DATA SUPPLIED:
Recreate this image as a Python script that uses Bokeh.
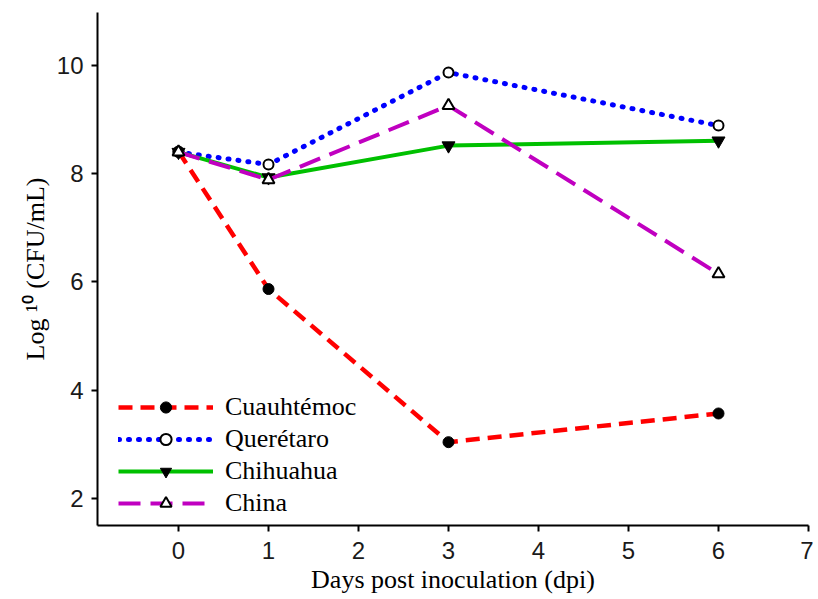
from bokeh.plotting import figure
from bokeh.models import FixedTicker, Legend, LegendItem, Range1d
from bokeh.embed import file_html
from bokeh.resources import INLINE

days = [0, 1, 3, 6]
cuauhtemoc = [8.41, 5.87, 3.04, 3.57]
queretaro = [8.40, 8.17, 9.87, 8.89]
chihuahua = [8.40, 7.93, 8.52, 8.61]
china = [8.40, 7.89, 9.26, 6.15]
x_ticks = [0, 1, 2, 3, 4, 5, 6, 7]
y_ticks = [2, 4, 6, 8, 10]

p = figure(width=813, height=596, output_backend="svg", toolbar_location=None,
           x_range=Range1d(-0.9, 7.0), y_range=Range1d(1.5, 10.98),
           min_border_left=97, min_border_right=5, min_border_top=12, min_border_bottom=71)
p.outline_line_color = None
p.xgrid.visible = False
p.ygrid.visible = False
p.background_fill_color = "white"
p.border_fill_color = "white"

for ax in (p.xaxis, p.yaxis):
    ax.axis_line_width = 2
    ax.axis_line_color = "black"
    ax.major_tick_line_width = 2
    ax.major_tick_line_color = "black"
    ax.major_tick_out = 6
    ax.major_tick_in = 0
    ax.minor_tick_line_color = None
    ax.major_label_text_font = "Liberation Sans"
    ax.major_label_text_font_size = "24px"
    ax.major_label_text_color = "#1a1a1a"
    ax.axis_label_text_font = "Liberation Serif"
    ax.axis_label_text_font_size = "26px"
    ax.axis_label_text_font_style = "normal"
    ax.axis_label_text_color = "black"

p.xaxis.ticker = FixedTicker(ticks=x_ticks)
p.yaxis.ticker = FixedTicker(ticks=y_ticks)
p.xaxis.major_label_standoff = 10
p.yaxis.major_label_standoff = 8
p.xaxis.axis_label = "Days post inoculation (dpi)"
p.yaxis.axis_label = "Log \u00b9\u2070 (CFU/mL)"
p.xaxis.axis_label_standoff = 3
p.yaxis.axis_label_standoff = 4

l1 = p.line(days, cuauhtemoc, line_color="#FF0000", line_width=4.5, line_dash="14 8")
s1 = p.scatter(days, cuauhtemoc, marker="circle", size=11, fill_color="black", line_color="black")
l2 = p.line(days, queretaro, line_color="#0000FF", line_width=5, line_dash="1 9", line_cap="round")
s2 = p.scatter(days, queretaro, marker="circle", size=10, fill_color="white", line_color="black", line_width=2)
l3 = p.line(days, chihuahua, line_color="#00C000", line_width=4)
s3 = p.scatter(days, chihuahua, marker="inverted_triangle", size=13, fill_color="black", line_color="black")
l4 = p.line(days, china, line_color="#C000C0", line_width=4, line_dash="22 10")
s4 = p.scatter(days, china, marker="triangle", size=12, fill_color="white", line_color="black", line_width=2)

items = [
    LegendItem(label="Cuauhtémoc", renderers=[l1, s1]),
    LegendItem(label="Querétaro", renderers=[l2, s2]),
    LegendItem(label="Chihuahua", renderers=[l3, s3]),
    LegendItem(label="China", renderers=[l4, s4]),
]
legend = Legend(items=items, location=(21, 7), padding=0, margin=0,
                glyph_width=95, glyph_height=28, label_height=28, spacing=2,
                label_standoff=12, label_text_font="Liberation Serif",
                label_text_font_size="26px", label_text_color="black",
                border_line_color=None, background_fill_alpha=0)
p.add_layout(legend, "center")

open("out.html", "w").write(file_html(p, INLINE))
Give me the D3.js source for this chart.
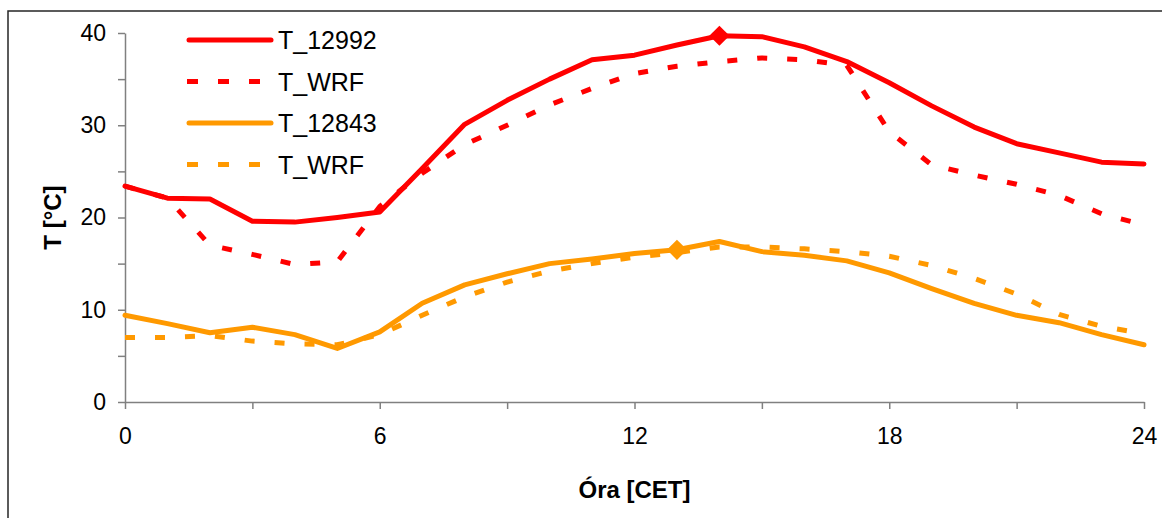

PROBLEM TO WORK ON: Begin at the top of the records above and retype each line exactly until the line containing "y_ticks = [2, 4, 6, 8, 10]", which is included. Skip all pictures.

EXPECTED ANSWER:
Recreate this image as a Python script that uses Bokeh.
from bokeh.plotting import figure
from bokeh.models import FixedTicker, Legend, LegendItem, Range1d
from bokeh.embed import file_html
from bokeh.resources import INLINE

days = [0, 1, 3, 6]
cuauhtemoc = [8.41, 5.87, 3.04, 3.57]
queretaro = [8.40, 8.17, 9.87, 8.89]
chihuahua = [8.40, 7.93, 8.52, 8.61]
china = [8.40, 7.89, 9.26, 6.15]
x_ticks = [0, 1, 2, 3, 4, 5, 6, 7]
y_ticks = [2, 4, 6, 8, 10]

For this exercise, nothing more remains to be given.